After Franco died in 1975, Spaniards decided not to rake over the past. But in recent years, volunteers have been digging up mass graves from the Civil War, and the last statues of Franco are now being torn down. A few months ago, an investigating magistrate called on the judiciary to investigate the stolen children.

Back at the restaurant, Ablana says he thinks the investigation won't go far, because most people would rather forget about the dictatorship.

"The young, none of them know what happened. Even my own children who are in their 40s and 50s don't want to talk about it," he says.

The dictatorship may have ended more than 30 years ago, but for many Spaniards, the tyranny of silence endures.

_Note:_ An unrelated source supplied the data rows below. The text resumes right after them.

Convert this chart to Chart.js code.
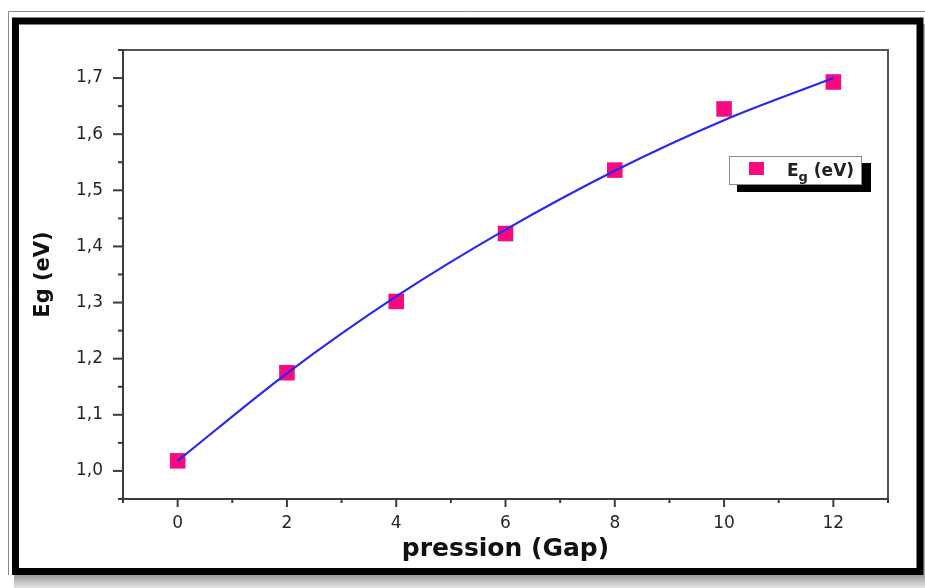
<!DOCTYPE html>
<html>
<head>
<meta charset="utf-8">
<script src="https://cdn.jsdelivr.net/npm/chart.js@4.4.0/dist/chart.umd.min.js"></script>
<style>
  html, body { margin: 0; padding: 0; background: #fff; }
  #wrap { width: 925px; height: 588px; }
</style>
</head>
<body>
<div id="wrap"><canvas id="chart" width="925" height="588"></canvas></div>
<script>
(() => {
  'use strict'

  // pression values and measured gap
  const pression = [0, 2, 4, 6, 8, 10, 12]
  const egMesure = [1.018, 1.175, 1.302, 1.423, 1.536, 1.645, 1.693]
  // fitted curve at the same pressions
  const egFit = [1.018, 1.174, 1.311, 1.430, 1.535, 1.625, 1.700]

  const serieLabel = 'Eg (eV)'
  const xTitre = 'pression (Gap)'
  const yTitre = 'Eg (eV)'

  const rose = '#f80a80'
  const bleu = '#2828f2'
  const axe = '#3c3c3c'

  const estMajeurX = v => v >= 0 && v <= 12 && Math.round(v) % 2 === 0
  const estMajeurY = v => Math.round(v * 100) % 10 === 0

  const cadre = {
    id: 'cadre',
    beforeDraw(chart) {
      const c = chart.ctx
      c.save()
      c.fillStyle = '#fff'
      c.fillRect(0, 0, chart.width, chart.height)
      // ombre grise sous le cadre
      const g = c.createLinearGradient(0, 575, 0, 588)
      g.addColorStop(0, '#9a9a9a')
      g.addColorStop(1, '#e6e6e6')
      c.fillStyle = g
      c.fillRect(14, 575, 911, 13)
      c.fillStyle = '#b0b0b0'
      c.fillRect(923, 24, 2, 551)
      // fine ligne grise extérieure
      c.strokeStyle = '#8a8a8a'
      c.lineWidth = 1
      c.beginPath()
      c.moveTo(8.5, 575)
      c.lineTo(8.5, 11.5)
      c.lineTo(925, 11.5)
      c.stroke()
      // cadre noir épais
      c.strokeStyle = '#000'
      c.lineWidth = 7
      c.strokeRect(15.5, 21, 904.5, 550.5)
      c.restore()
    },
    afterDraw(chart) {
      const c = chart.ctx
      const a = chart.chartArea
      const xs = chart.scales.x
      const ys = chart.scales.y
      c.save()
      // boîte du graphe
      c.strokeStyle = '#555'
      c.lineWidth = 2
      c.beginPath()
      c.moveTo(a.left, a.top)
      c.lineTo(a.right, a.top)
      c.lineTo(a.right, a.bottom)
      c.stroke()
      c.strokeStyle = axe
      c.beginPath()
      c.moveTo(a.left, a.top - 1)
      c.lineTo(a.left, a.bottom)
      c.lineTo(a.right + 1, a.bottom)
      c.stroke()
      // graduations vers l'extérieur
      xs.ticks.forEach(t => {
        const px = xs.getPixelForValue(t.value)
        const l = estMajeurX(t.value) ? 8 : 4
        c.beginPath()
        c.moveTo(px, a.bottom)
        c.lineTo(px, a.bottom + l)
        c.stroke()
      })
      ys.ticks.forEach(t => {
        const py = ys.getPixelForValue(t.value)
        const l = estMajeurY(t.value) ? 10 : 5
        c.beginPath()
        c.moveTo(a.left, py)
        c.lineTo(a.left - l, py)
        c.stroke()
      })

      // légende
      c.fillStyle = '#000'
      c.fillRect(737, 163, 134, 29)
      c.fillStyle = '#fff'
      c.fillRect(729, 156, 133, 29)
      c.strokeStyle = '#8c8c8c'
      c.lineWidth = 1
      c.strokeRect(729.5, 156.5, 132, 28)
      c.fillStyle = rose
      c.fillRect(749, 162, 15, 13)
      c.fillStyle = '#222'
      c.textBaseline = 'alphabetic'
      const lettre = serieLabel.slice(0, 1)
      const indice = serieLabel.slice(1, 2)
      const reste = serieLabel.slice(2)
      c.font = 'bold 17px "DejaVu Sans"'
      c.fillText(lettre, 787, 176)
      let x = 787 + c.measureText(lettre).width
      c.font = 'bold 13px "DejaVu Sans"'
      c.fillText(indice, x, 181)
      x += c.measureText(indice).width
      c.font = 'bold 17px "DejaVu Sans"'
      c.fillText(reste, x, 176)
      c.restore()
    }
  }

  new Chart(document.getElementById('chart'), {
    type: 'scatter',
    data: {
      datasets: [
        {
          type: 'line',
          label: 'fit',
          data: pression.map((p, i) => ({ x: p, y: egFit[i] })),
          borderColor: bleu,
          borderWidth: 2.2,
          pointRadius: 0,
          cubicInterpolationMode: 'monotone',
          fill: false,
          order: 0
        },
        {
          label: serieLabel,
          data: pression.map((p, i) => ({ x: p, y: egMesure[i] })),
          pointStyle: 'rect',
          pointRadius: 11,
          pointHoverRadius: 11,
          backgroundColor: rose,
          borderColor: rose,
          borderWidth: 0,
          order: 1
        }
      ]
    },
    options: {
      responsive: false,
      animation: false,
      events: [],
      layout: { padding: { left: 0, top: 50, right: 37, bottom: 0 } },
      plugins: {
        legend: { display: false },
        tooltip: { enabled: false }
      },
      scales: {
        x: {
          type: 'linear',
          min: -1,
          max: 13,
          border: { display: false },
          grid: { display: false, drawTicks: false },
          afterFit: s => { s.height = 89 },
          ticks: {
            stepSize: 1,
            autoSkip: false,
            maxRotation: 0,
            padding: 14,
            color: '#262626',
            font: { family: '"DejaVu Sans"', size: 17 },
            callback: v => estMajeurX(v) ? String(v) : ''
          },
          title: {
            display: true,
            text: xTitre,
            color: '#111',
            font: { family: '"DejaVu Sans"', size: 25, weight: 'bold' },
            padding: { top: 24, bottom: 24 }
          }
        },
        y: {
          type: 'linear',
          min: 0.95,
          max: 1.75,
          border: { display: false },
          grid: { display: false, drawTicks: false },
          afterFit: s => { s.width = 123 },
          ticks: {
            stepSize: 0.05,
            autoSkip: false,
            padding: 20,
            color: '#262626',
            font: { family: '"DejaVu Sans"', size: 17 },
            callback: v => estMajeurY(v) ? v.toFixed(1).replace('.', ',') : ''
          },
          title: {
            display: true,
            text: yTitre,
            color: '#111',
            font: { family: '"DejaVu Sans"', size: 21, weight: 'bold' },
            padding: { top: 31, bottom: 0 }
          }
        }
      }
    },
    plugins: [cadre]
  })
})()
</script>
</body>
</html>
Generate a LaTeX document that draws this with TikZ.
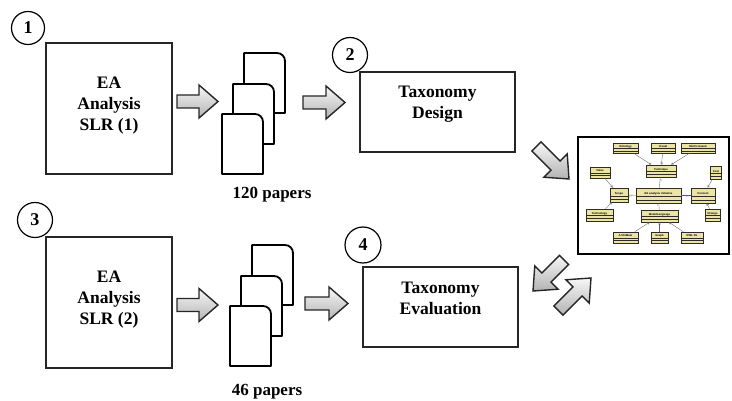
\documentclass[tikz,border=0pt]{standalone}
\usepackage{fontspec}
\setmainfont{Liberation Serif}
\newfontfamily\umlfont{Liberation Sans}
\usetikzlibrary{arrows.meta,calc}

\definecolor{umlfill}{RGB}{236,228,165}
\definecolor{umlline}{RGB}{45,45,35}

\tikzset{
  stepnum/.style={circle, draw, line width=1.2pt, minimum size=#1, inner sep=0pt,
    font=\fontsize{18}{18}\selectfont\bfseries},
  procbox/.style={draw=black!85, line width=1.6pt, inner sep=0pt},
  boxtext/.style={align=center, inner sep=0pt, font=\fontsize{17.5}{21}\selectfont\bfseries},
  countlabel/.style={inner sep=0pt, font=\fontsize{17}{17}\selectfont\bfseries},
  paper/.style={draw, fill=white, line width=1.8pt, line join=round},
  arrowbody/.style={draw=black!85, line width=1.4pt, line join=miter,
    top color=gray!6, bottom color=gray!60},
  % a document sheet with one rounded corner, placed by its top-left corner
  pics/page/.style={code={
    \draw[paper] (0,60) -- (0,0) -- (33,0) .. controls (37.4,0) and (41,3.6) .. (41,8)
      -- (41,60) -- cycle;}},
  % a block arrow whose tip is at the origin, pointing along +x
  pics/blockarrow/.style={code={
    \draw[arrowbody] (-#1,-6.5) -- (-19,-6.5) -- (-19,-16.5) -- (0,0)
      -- (-19,16.5) -- (-19,6.5) -- (-#1,6.5) -- cycle;}},
  umlcls/.style={draw=umlline, fill=umlfill, line width=0.55pt, inner sep=0pt,
    text height=2.1pt, text depth=3.6pt,
    font=\umlfont\fontsize{2.8}{3}\selectfont\bfseries,
    path picture={
      \draw[umlline, line width=0.35pt]
        ($(path picture bounding box.north west)!0.55!(path picture bounding box.south west)$) --
        ($(path picture bounding box.north east)!0.55!(path picture bounding box.south east)$);
      \draw[umlline, line width=0.35pt]
        ($(path picture bounding box.north west)!0.78!(path picture bounding box.south west)$) --
        ($(path picture bounding box.north east)!0.78!(path picture bounding box.south east)$);
    }},
  umlgen/.style={draw=gray!75!black, line width=0.35pt, -{Triangle[open, length=2.2pt, width=2.4pt]}},
  umlassoc/.style={draw=gray!75!black, line width=0.35pt},
  umlmult/.style={inner sep=0.3pt, font=\umlfont\fontsize{2.4}{2.4}\selectfont, text=gray!70!black}
}

\begin{document}
\begin{tikzpicture}[x=1pt, y=-1pt]
  \useasboundingbox (0,0) rectangle (732,401);

  % ---- first review: SLR (1) -> 120 papers -> taxonomy design
  \node[procbox, minimum width=126pt, minimum height=131pt] (slr1) at (109,108.5) {};
  \node[boxtext] (slr1txt) at (109,106) {EA\\Analysis\\SLR (1)};
  \node[stepnum=33pt, fill=white] (n1) at (28,28) {1};

  \pic at (218,101.5) {blockarrow=41};

  \pic at (244,53) {page};
  \pic at (233,84) {page};
  \pic at (222,114) {page};
  \node[countlabel] (cnt1) at (272,195) {120 papers};

  \pic at (345,102.5) {blockarrow=42};

  \node[procbox, minimum width=155pt, minimum height=80pt] (design) at (437.5,112) {};
  \node[boxtext] (designtxt) at (437.5,104) {Taxonomy\\Design};
  \node[stepnum=35pt, fill=white] (n2) at (350,55) {2};

  % ---- second review: SLR (2) -> 46 papers -> taxonomy evaluation
  \node[procbox, minimum width=126pt, minimum height=131pt] (slr2) at (109,302.5) {};
  \node[boxtext] (slr2txt) at (109,300) {EA\\Analysis\\SLR (2)};
  \node[stepnum=35pt, fill=white] (n3) at (35,220) {3};

  \pic at (218,305) {blockarrow=41};

  \pic at (252,245) {page};
  \pic at (241,276) {page};
  \pic at (230,306) {page};
  \node[countlabel] (cnt2) at (267,392) {46 papers};

  \pic at (348,303.5) {blockarrow=43};

  \node[procbox, minimum width=155pt, minimum height=80pt] (eval) at (440.5,307) {};
  \node[boxtext] (evaltxt) at (440.5,298) {Taxonomy\\Evaluation};
  \node[stepnum=36pt, fill=white] (n4) at (363,245) {4};

  % ---- diagonal arrows to and from the taxonomy model
  \pic[rotate=-45] at (569,179) {blockarrow=46};
  \pic[rotate=-135] at (533,291) {blockarrow=44};
  \pic[rotate=45] at (591,278) {blockarrow=46};

  % ---- taxonomy model (class diagram)
  \node[draw, line width=2.8pt, minimum width=151pt, minimum height=117pt, inner sep=0pt,
        fill=white] (model) at (653.5,195.5) {};

  \node[umlcls, minimum width=25pt, minimum height=10pt] (ont) at (625.5,148) {Ontology};
  \node[umlcls, minimum width=24pt, minimum height=10pt] (vis) at (663,148) {Visual};
  \node[umlcls, minimum width=34pt, minimum height=10pt] (met) at (698,148) {Metric-based};
  \node[umlcls, minimum width=30pt, minimum height=12pt] (tec) at (661,171) {Technique};
  \node[umlcls, minimum width=20pt, minimum height=11pt] (val) at (600,172.5) {Value};
  \node[umlcls, minimum width=11pt, minimum height=13pt] (cst) at (716,173) {Cost};
  \node[umlcls, minimum width=18pt, minimum height=14pt] (scp) at (619,195) {Scope};
  \node[umlcls, minimum width=45pt, minimum height=15pt] (eai) at (658.5,195.5) {EA analysis initiative};
  \node[umlcls, minimum width=24pt, minimum height=15pt] (con) at (703,195.5) {Concern};
  \node[umlcls, minimum width=27pt, minimum height=12pt] (tgy) at (599.5,215) {Technology};
  \node[umlcls, minimum width=37pt, minimum height=12pt] (mlg) at (659.5,216) {ModelLanguage};
  \node[umlcls, minimum width=15pt, minimum height=12pt] (chg) at (712.5,215) {Change};
  \node[umlcls, minimum width=25pt, minimum height=11pt] (arc) at (625.5,237.5) {ArchiMate};
  \node[umlcls, minimum width=17pt, minimum height=11pt] (grp) at (659.5,237.5) {Graph};
  \node[umlcls, minimum width=22pt, minimum height=11pt] (owl) at (692,237.5) {OWL DL};

  \draw[umlgen] (ont) -- (tec);
  \draw[umlgen] (vis) -- (tec);
  \draw[umlgen] (met) -- (tec);
  \draw[umlgen] (val) -- (scp);
  \draw[umlgen] (tgy) -- (scp);
  \draw[umlgen] (cst) -- (con);
  \draw[umlgen] (chg) -- (con);
  \draw[umlgen] (arc) -- (mlg);
  \draw[umlgen] (grp) -- (mlg);
  \draw[umlgen] (owl) -- (mlg);

  \draw[umlassoc] (eai) -- node[umlmult, right, pos=0.7] {1} (tec);
  \draw[umlassoc] (eai) -- node[umlmult, below, pos=0.7] {1..*} (scp);
  \draw[umlassoc] (eai) -- node[umlmult, below, pos=0.7] {1..*} (con);
  \draw[umlassoc] (eai) -- node[umlmult, left, pos=0.3] {1} (mlg);
\end{tikzpicture}
\end{document}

ADDENDUM:   Mercedes Sanz Bachillar, widow of a falangist leader and founder of Auxilio Social, Spain's largest social service organizion under Franco (which was based on Hitler's Winterhilfe) had this to say when asked about this issue:
 "These reds of today are without faith, they change and distort history with poison ... that is what they are doing. This crowd is orchestrated by the devil ... they are putting their finger in the wounds ... they are spoiling everything."
(Read pdf here at page 3.)


Ushenu Ablana, 79, was one of thousands of children stolen from leftist parents during the Franco er

Jerome Socolovsky for NPR

Ushenu Ablana, 79, was one of thousands of children stolen from leftist parents during the Franco era so that they could be indoctrinated in fascism and archconservative Catholicism.


3 comments:

Anonymous said...

Unbelievable! This reminds me of the Argentinian film "The Official Story," which was about the adoption by a highly placed family of the young daughter of "desaparecidos."

Adam Holland said...

Thanks. I'll look for the DVD. The description of the film at wikipedia sounds consistent with the true stories. Read here.

Anonymous said...

Definitely see the film. I saw it a long time ago, but I remember being very impressed with it.